It's from the Irish go leor.* There are a lot of Irish borrowings in English as spoken in Ireland, but only a very few have made it into English spoken elsewhere. In Irish go leor means "enough", but it being so much more used than other Irish expressions, is probably from ceart go leor which means "good enough"/"fine"/"okay" (ceart = "correct/proper/right/" go leor = "enough/sufficiently") being one of those expressions that even Irish people who don't speak Irish, will recognise and use (to state assent, or in reply to Conas atá tú? or even to the English "How are you?").
While ceart go leor didn't make it into English outside of Ireland, galore did. Note that its use copies the syntax of Irish, in that it comes after the noun it is applied to, as with the proverbial "whiskey galore" (a phrase fully of Gaelic borrowing, though the Scottish are a more likely source of whisky/whiskey in English), "crack galore" (which often claimed to be an Irish borrowing, though in truth the Irish got crack/craic from the English) and "etymologies galore"!
Such post-positive adjectives are unusual, and all the more unusual as the general way to use the word, rather than as a few cases of historical significance or poetic origin (e.g. we use "Choir invisible", but otherwise invisible is not post-positive).
This reflects its being a relatively recent borrowing, much as par excellence, another adjective normally used post-positively, is a relatively recent borrowing from French.
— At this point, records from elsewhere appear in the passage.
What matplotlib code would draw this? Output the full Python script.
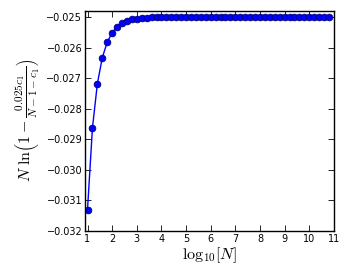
import matplotlib
matplotlib.use("Agg")
import matplotlib.pyplot as plt

plt.rcParams["mathtext.fontset"] = "cm"

# log10(N) sample points and values
log_n = [1.0, 1.2, 1.4, 1.6, 1.8, 2.0, 2.2, 2.4, 2.6, 2.8,
         3.0, 3.2, 3.4, 3.6, 3.8, 4.0, 4.2, 4.4, 4.6, 4.8,
         5.0, 5.2, 5.4, 5.6, 5.8, 6.0, 6.2, 6.4, 6.6, 6.8,
         7.0, 7.2, 7.4, 7.6, 7.8, 8.0, 8.2, 8.4, 8.6, 8.8,
         9.0, 9.2, 9.4, 9.6, 9.8, 10.0, 10.2, 10.4, 10.6, 10.8]
values = [-0.03130, -0.02863, -0.02718, -0.02633, -0.02582,
          -0.025513, -0.02532, -0.02520, -0.025126, -0.02508,
          -0.02505, -0.025032, -0.02502, -0.025013, -0.025008,
          -0.025005, -0.025003, -0.025002, -0.025001, -0.025001,
          -0.025001, -0.025, -0.025, -0.025, -0.025,
          -0.025, -0.025, -0.025, -0.025, -0.025,
          -0.025, -0.025, -0.025, -0.025, -0.025,
          -0.025, -0.025, -0.025, -0.025, -0.025,
          -0.025, -0.025, -0.025, -0.025, -0.025,
          -0.025, -0.025, -0.025, -0.025, -0.025]
y_ticks = [-0.032, -0.031, -0.030, -0.029, -0.028, -0.027, -0.026, -0.025]

fig = plt.figure(figsize=(3.5, 2.8), dpi=100)
ax = fig.add_axes([0.243, 0.175, 0.711, 0.786])

ax.plot(log_n, values, "o-", color="blue", markeredgecolor="#000080",
        markersize=4.8, linewidth=1.0, markeredgewidth=0.6)

ax.set_xlim(0.9, 11)
ax.set_ylim(-0.032, -0.0248)
ax.set_xticks(range(1, 12))
ax.set_yticks(y_ticks)
ax.set_yticklabels([f"{t:.3f}".replace("-", "\u2212") for t in y_ticks])

ax.tick_params(direction="in", top=True, right=True, labelsize=7,
               length=4, width=0.6, pad=2)
for s in ax.spines.values():
    s.set_linewidth(1.0)

ax.set_xlabel(r"$\mathrm{log}_{10}[N]$", fontsize=11.5, labelpad=1)
ax.set_ylabel(r"$N\ \ln\!\left(1-\frac{0.025c_1}{N-1-c_1}\right)$",
              fontsize=11.5, labelpad=3)

fig.savefig("out.png", dpi=100)
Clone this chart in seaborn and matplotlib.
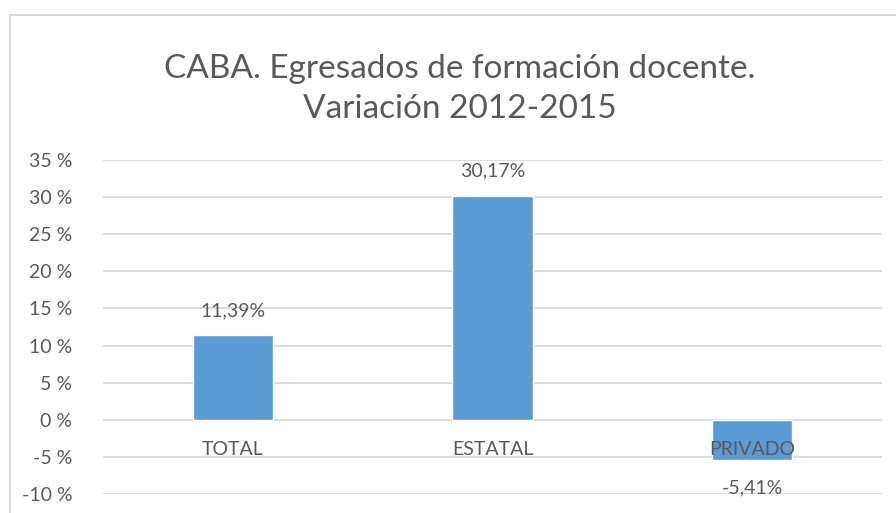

Forcing English into the patterns of Irish, suggests that those to first make use of it in English were more familiar with Irish than English; that is to say, it was borrowed by native speakers of Irish, rather than by Hibernophile Englishmen.
In 1910, Patrick Weston Joyce's English as we Speak it in Ireland, talks both of its use in Ireland, and mentions it's borrowing into the English of England:
The second way in which our English is influenced by Irish is in vocabulary. When our Irish forefathers began to adopt English, they brought with them from their native language many single Irish words and used them as best suited to express what they meant among their newly acquired English words; and these words remain to this day in the current English of their descendants, and will I suppose remain for ever. And the process still goes on though slowly for as time passes, Irish words are being adopted even in the English of the best educated people. There is no need to give many examples here, for they will be found all through this book, especially in the Vocabulary. I will instance the single word galore (plentiful) which you will now often see in English newspapers and periodicals. The adoption of Irish words and phrases into English nowadays is in great measure due to the influence of Irishmen resident in England, who write a large proportion indeed I think the largest proportion of the articles in English periodicals of every kind. Other Irish words such as shamrock†, whiskey, bother, blarney, are now to be found in every English Dictionary. Smithereens too (broken bits after a smash) is a grand word, and is gaining ground every day. Not very long ago I found it used in a public speech in London by a Parliamentary candidate an Englishman; and he would hardly have used it unless he believed that it was fairly intelligible to his audience.
He's a bit after the mark, since the word is attested in English since the 17th Century, but there is some distance from "attested" to "well known".
*There's both the possibility that it came from Scottish Gaelic, and the near-certainty that the existence of gu leòir influenced the borrowing. Irish and Scottish Gaelic are very close languages (much as English and Scots, the Anglic language originally spoken in the Lowlands, are very close) to the point where there are some ways in which the Ulster dialect of Irish is closer to Scottish Gaelic than it is to Irish elsewhere. As such, of the few borrowings from those languages into English outside of Ireland and Scotland it's hard to be certain which was the source, if not both, and the mutual intelligibility would make Irish speakers of English quickly recognise a borrowing from Scottish Gaelic, and vice versa.
†Joyce is certainly correct in shamrock coming from Irish, but wrong in suspecting this is due to the influence of Irish writers for English publications. In 1571 Edmund Campion's Historie of Ireland states, "Shamrotes, Water-cresses, Rootes, and other hearbes they feed upon: Oatemale and Butter they cramme together. They drinke Whey, Milke, and Beefe broth, Flesh they devoure without bread, corne such as they have they keepe for their horses." which can't help but remind lovers of English of Johnson's dictionary's definition of oats. From this began the myth that the Irish ate shmarock. (Edmund Spenser notes the same thing 25 years later, but as a description of a famine in war-torn Munster it may be true). Most likely it was a confusion with seamsóg for wood sorrel (eaten around the world), and seamróg for clover. Either way, it was the English that decided to use shamrock in English, rather than English-speaking Irish. The distinction of shamrock only referring to certain types of clover rather than all might be an English innovation too.